Il saluto di Fidel ha avuto il sapore del commiato. Ma pure l’intero Congresso è stato all’insegna del passaggio generazionale. Raúl Castro ha confermato che lascerà i suoi incarichi nel 2018. Gli ultraottantenni del gruppo storico che ha fatto la rivoluzione del 1959 sono ormai un sparuta minoranza. Il Congresso ha inoltre approvato alcune clausole che favoriscono il rinnovamento: nel Comitato centrale non bisognerà avere più di 60 anni per essere eletti, per le massime cariche non si dovranno superare i 70. Ora il testimone passa ai quaranta-cinquantenni.
A loro spetterà il compito di salvare le conquiste della rivoluzione, rinnovare il modello socialista e reggere la nuova sfida con gli Stati Uniti che sono meno aggressivi dopo la recente visita a Cuba di Barack Obama. L’impresa è titanica. Va dato atto al gruppo storico di aver lavorato con saggezza e lungimiranza a questo inevitabile passaggio di fase.

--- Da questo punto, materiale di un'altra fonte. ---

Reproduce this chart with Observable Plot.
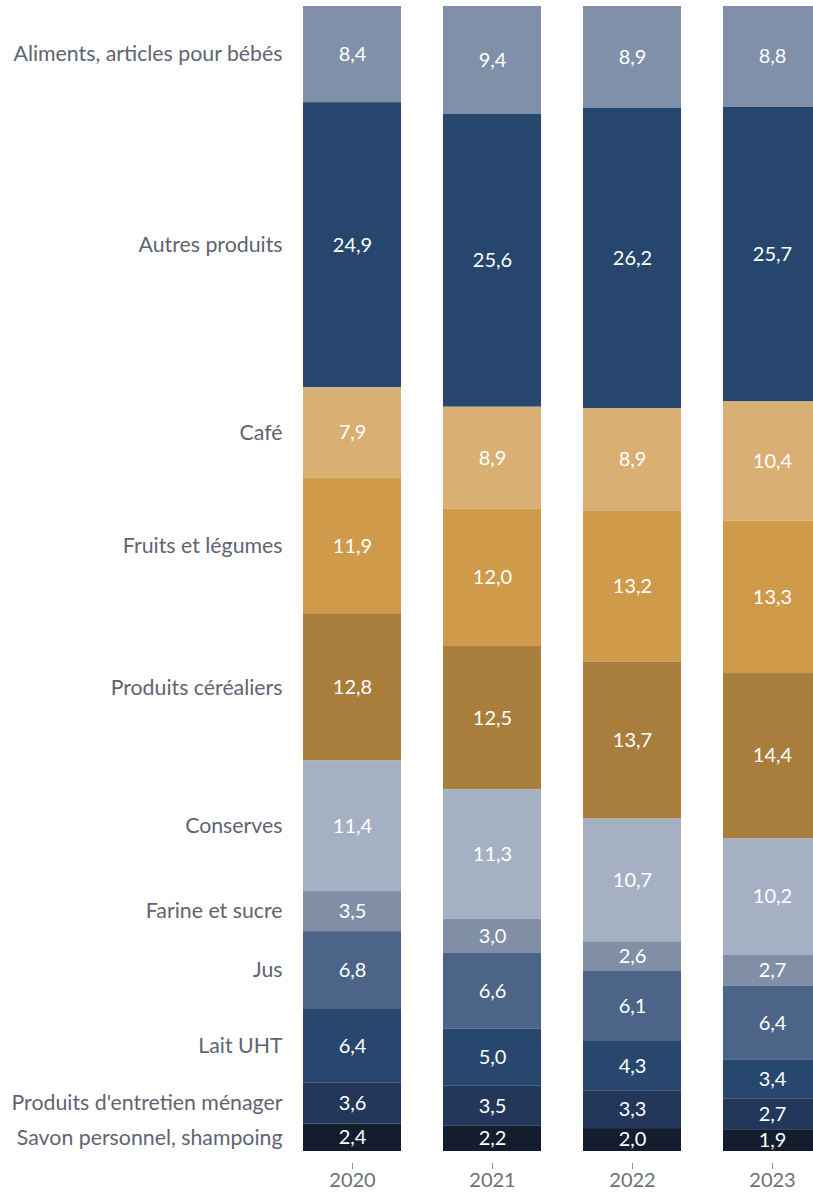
<!DOCTYPE html>
<html><head><meta charset="utf-8">
<script src="https://cdn.jsdelivr.net/npm/d3@7"></script>
<script src="https://cdn.jsdelivr.net/npm/@observablehq/plot@0.6"></script>
<style>html,body{margin:0;padding:0;background:#fff;overflow:hidden}</style>
</head><body><div id="chart"></div>
<script>
const years = ["2020", "2021", "2022", "2023"];
// categories listed from top of the stack to bottom
const categories = [
  "Aliments, articles pour bébés",
  "Autres produits",
  "Café",
  "Fruits et légumes",
  "Produits céréaliers",
  "Conserves",
  "Farine et sucre",
  "Jus",
  "Lait UHT",
  "Produits d'entretien ménager",
  "Savon personnel, shampoing"
];
const colors = ["#8090a8", "#27466e", "#d9af73", "#cf9a4a", "#a97e3d", "#a5b1c2", "#808fa6", "#4c6488", "#28476f", "#22375a", "#131d2e"];
const values2020 = [8.4, 24.9, 7.9, 11.9, 12.8, 11.4, 3.5, 6.8, 6.4, 3.6, 2.4];
const values2021 = [9.4, 25.6, 8.9, 12.0, 12.5, 11.3, 3.0, 6.6, 5.0, 3.5, 2.2];
const values2022 = [8.9, 26.2, 8.9, 13.2, 13.7, 10.7, 2.6, 6.1, 4.3, 3.3, 2.0];
const values2023 = [8.8, 25.7, 10.4, 13.3, 14.4, 10.2, 2.7, 6.4, 3.4, 2.7, 1.9];

const series = [values2020, values2021, values2022, values2023];
const data = [];
years.forEach((year, i) => categories.forEach((category, j) => data.push({year, category, value: series[i][j]})));
const order = categories.slice().reverse();
const fmt = v => v.toFixed(1).replace(".", ",");
const stack = extra => Plot.stackY({offset: "normalize", order, x: "year", y: "value", z: "category", ...extra});

const chart = Plot.plot({
  width: 813,
  height: 1193,
  marginTop: 6,
  marginBottom: 42,
  marginLeft: 0,
  marginRight: 0,
  style: {fontFamily: "Lato, 'Noto Sans', sans-serif", fontSize: "20px", background: "#fff"},
  x: {type: "band", domain: years, range: [260, 864], padding: 0.3, axis: null},
  y: {domain: [0, 1], axis: null},
  color: {domain: categories, range: colors},
  marks: [
    Plot.barY(data, stack({fill: "category"})),
    Plot.text(data, stack({text: d => fmt(d.value), fill: "white", fontSize: 20})),
    Plot.text(data.filter(d => d.year === "2020"), stack({text: "category", textAnchor: "end", dx: -70, fill: "#5f6472", fontSize: 21.3})),
    Plot.axisX({tickSize: 6, tickPadding: 3, dy: 12, stroke: "#8a8d96", color: "#6b6f7b", fontSize: 20, label: null})
  ]
});
document.getElementById("chart").appendChild(chart);
</script>
</body></html>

Chi sarà l’erede alla guida dell’isola è troppo presto per dirlo. Nei prossimi due anni affiorerà di sicuro più di una candidatura. Gli occhi sono intanto puntati sull’attuale vicepresidente: Miguel Diaz-Canel, classe 1960.
Politicamente, il Congresso ha confermato gli assi strategici dell’ultimo periodo. Raúl Castro ha ribadito con fermezza che aprire alcuni settori dell’economia al lavoro privato non equivale alla restaurazione del capitalismo: lo Stato non è più in grado di coprire alcuni servizi, quindi niente paura verso i «cuentapropisti» che hanno superato i le 500mila unità.

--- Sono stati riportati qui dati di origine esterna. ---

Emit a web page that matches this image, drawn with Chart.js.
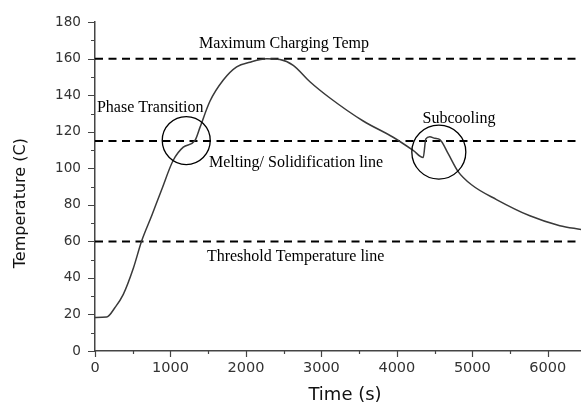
<!DOCTYPE html>
<html lang="en">
<head>
    <meta charset="UTF-8">
    <title>Temperature vs Time</title>
    <style>
        html, body {
            margin: 0;
            padding: 0;
            background: #ffffff;
            overflow: hidden;
        }
        #chart {
            display: block;
        }
    </style>
    <script src="https://cdn.jsdelivr.net/npm/chart.js"></script>
</head>
<body>
    <canvas id="chart" width="581" height="404"></canvas>

    <script>
        // Measured temperature curve (time in s, temperature in C)
        const timeSec = [0, 155, 265, 375, 508, 618, 751, 883, 1037, 1170, 1324, 1391, 1523, 1700, 1877, 2053, 2274, 2450,
            2627, 2848, 3113, 3554, 3951, 4216, 4349, 4384, 4437, 4503, 4570, 4680, 4812, 4989, 5320, 5762, 6159, 6440];
        const tempC = [18.4, 18.6, 23.8, 31, 45.3, 60.2, 74, 88.3, 104.4, 111.6, 115.2, 122.4, 136.7, 148.3, 155.5, 158.1, 160, 159.6,
            156.4, 147.4, 138.5, 125.9, 117, 109.8, 105.9, 116.1, 117.3, 116.4, 115.7, 108, 98.2, 91, 82.9, 74, 68.6, 66.5];

        // Reference levels drawn as dashed lines
        const refLevels = [160, 115, 60];

        // Axis setup
        const xMin = 0, xMax = 6440, xStep = 1000, xMinor = 500;
        const yMin = 0, yMax = 180, yStep = 20, yMinor = 10;
        const xTitle = 'Time (s)';
        const yTitle = 'Temperature (C)';

        // Text notes and circled regions
        const noteTexts = ['Maximum Charging Temp', 'Phase Transition', 'Melting/ Solidification line', 'Subcooling', 'Threshold Temperature line'];
        const noteX = [1377, 26, 1510, 4340, 1483];
        const noteY = [166, 130.6, 100.5, 125, 49.3];
        const circleX = [1209, 4556];
        const circleY = [115.2, 108.9];
        const circleR = [24, 27];

        const curve = timeSec.map((t, i) => ({ x: t, y: tempC[i] }));

        const datasets = [{
            data: curve,
            borderColor: '#3a3a3a',
            borderWidth: 1.5,
            pointRadius: 0,
            cubicInterpolationMode: 'monotone',
            fill: false
        }];
        refLevels.forEach(v => {
            datasets.push({
                data: [{ x: xMin, y: v }, { x: xMax, y: v }],
                borderColor: '#000000',
                borderWidth: 2,
                borderDash: [8, 5.5],
                pointRadius: 0,
                fill: false
            });
        });

        // Tick marks on the outside of both axes, long for major, short for minor
        const tickMarks = {
            id: 'tickMarks',
            afterDraw(chart) {
                const { ctx, scales: { x, y }, chartArea } = chart;
                ctx.save();
                ctx.strokeStyle = '#444444';
                ctx.lineWidth = 1.2;
                ctx.beginPath();
                for (let v = yMin; v <= yMax; v += yMinor) {
                    const py = Math.round(y.getPixelForValue(v)) + 0.5;
                    const len = v % yStep === 0 ? 7 : 4;
                    ctx.moveTo(chartArea.left - len, py);
                    ctx.lineTo(chartArea.left, py);
                }
                for (let v = xMin; v <= xMax; v += xMinor) {
                    const px = Math.round(x.getPixelForValue(v)) + 0.5;
                    const len = v % xStep === 0 ? 6 : 3;
                    ctx.moveTo(px, chartArea.bottom);
                    ctx.lineTo(px, chartArea.bottom + len);
                }
                ctx.stroke();
                ctx.restore();
            }
        };

        // Axis titles, placed off the axes a bit below/right of the area centre
        const axisTitles = {
            id: 'axisTitles',
            afterDraw(chart) {
                const { ctx, chartArea } = chart;
                ctx.save();
                ctx.fillStyle = '#111111';
                ctx.textAlign = 'center';
                ctx.textBaseline = 'alphabetic';
                ctx.font = '18px "DejaVu Sans", sans-serif';
                ctx.fillText(xTitle, chartArea.left + 250, chartArea.bottom + 48.5);
                ctx.font = '16px "DejaVu Sans", sans-serif';
                ctx.translate(25, chartArea.top + 181);
                ctx.rotate(-Math.PI / 2);
                ctx.fillText(yTitle, 0, 0);
                ctx.restore();
            }
        };

        // Notes and circles placed in data space
        const notes = {
            id: 'notes',
            afterDatasetsDraw(chart) {
                const { ctx, scales: { x, y } } = chart;
                ctx.save();
                ctx.fillStyle = '#000000';
                ctx.font = '16px "Liberation Serif", "Times New Roman", serif';
                ctx.textBaseline = 'alphabetic';
                ctx.textAlign = 'left';
                noteTexts.forEach((t, i) => {
                    ctx.fillText(t, x.getPixelForValue(noteX[i]), y.getPixelForValue(noteY[i]));
                });
                ctx.strokeStyle = '#000000';
                ctx.lineWidth = 1.3;
                circleX.forEach((cx, i) => {
                    ctx.beginPath();
                    ctx.arc(x.getPixelForValue(cx), y.getPixelForValue(circleY[i]), circleR[i], 0, Math.PI * 2);
                    ctx.stroke();
                });
                ctx.restore();
            }
        };

        new Chart(document.getElementById('chart'), {
            type: 'line',
            data: { datasets: datasets },
            plugins: [tickMarks, axisTitles, notes],
            options: {
                responsive: false,
                animation: false,
                layout: { padding: { top: 16, right: 0, left: 0, bottom: 0 } },
                plugins: {
                    legend: { display: false },
                    tooltip: { enabled: false }
                },
                scales: {
                    x: {
                        type: 'linear',
                        min: xMin,
                        max: xMax,
                        afterFit: s => { s.height = 53; },
                        // labelled ticks every 1000 s, the range itself is not a whole multiple
                        afterBuildTicks: s => {
                            const ticks = [];
                            for (let v = xMin; v <= xMax; v += xStep) ticks.push({ value: v });
                            s.ticks = ticks;
                        },
                        ticks: {
                            autoSkip: false,
                            callback: v => String(v),
                            color: '#333333',
                            font: { family: 'DejaVu Sans', size: 14.5 },
                            padding: 9,
                            maxRotation: 0
                        },
                        grid: { display: true, drawOnChartArea: false, drawTicks: false },
                        border: { display: true, color: '#444444', width: 1.5 }
                    },
                    y: {
                        min: yMin,
                        max: yMax,
                        afterFit: s => { s.width = 95; },
                        ticks: {
                            stepSize: yStep,
                            color: '#333333',
                            font: { family: 'DejaVu Sans', size: 13.6 },
                            padding: 14
                        },
                        grid: { display: true, drawOnChartArea: false, drawTicks: false },
                        border: { display: true, color: '#444444', width: 1.5 }
                    }
                }
            }
        });
    </script>
</body>
</html>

Nuova apertura pure alle imprese miste e a partnership straniere. Cuba ormai punta a un’economia mista con istruzione, difesa, previdenza e sanità saldamente in mani pubbliche. Il punto debole restano i bassi salari e le basse pensioni in una fase di crescita economica e aumento dei prezzi.
Per quanto riguarda le nuove relazioni con Washington, Raúl ha parlato di due paesi che restano distanti pur auspicando rapporti «civili» e «rispettosi della propria indipendenza e sovranità».
Da qui la reiterata richiesta che tutte le clausole dell’embargo vengano abolite e che si restituisca ai cubani la base militare di Guantanamo. Indietro non si torna, questa è la volontà dell’Avana. Vedremo se il nuovo inquilino della Casa bianca la penserà altrettanto.
Sul Congresso dei comunisti cubani hanno pesato infine le notizie che arrivano da Brasile, Argentina e da altri paesi latinoamericani dove sembra di assistere alla fine del ciclo progressista del recente passato e dove la destra sta affilando le armi per un ritorno generalizzato al potere. Anche in Venezuela, l’alleato più fedele di Cuba, le cose non vanno per il meglio.
Il «golpe bianco« in corso contro la presidente Dilma Roussef può avere conseguenze politiche sugli equilibri dell’intera America latina. Che L’Avana si sia garantito il buon vicinato non belligerante degli Stati uniti è un risultato importantissimo, oltre che una storica vittoria. Difficile che Cuba torni accerchiata e isolata come dieci o quindici anni fa.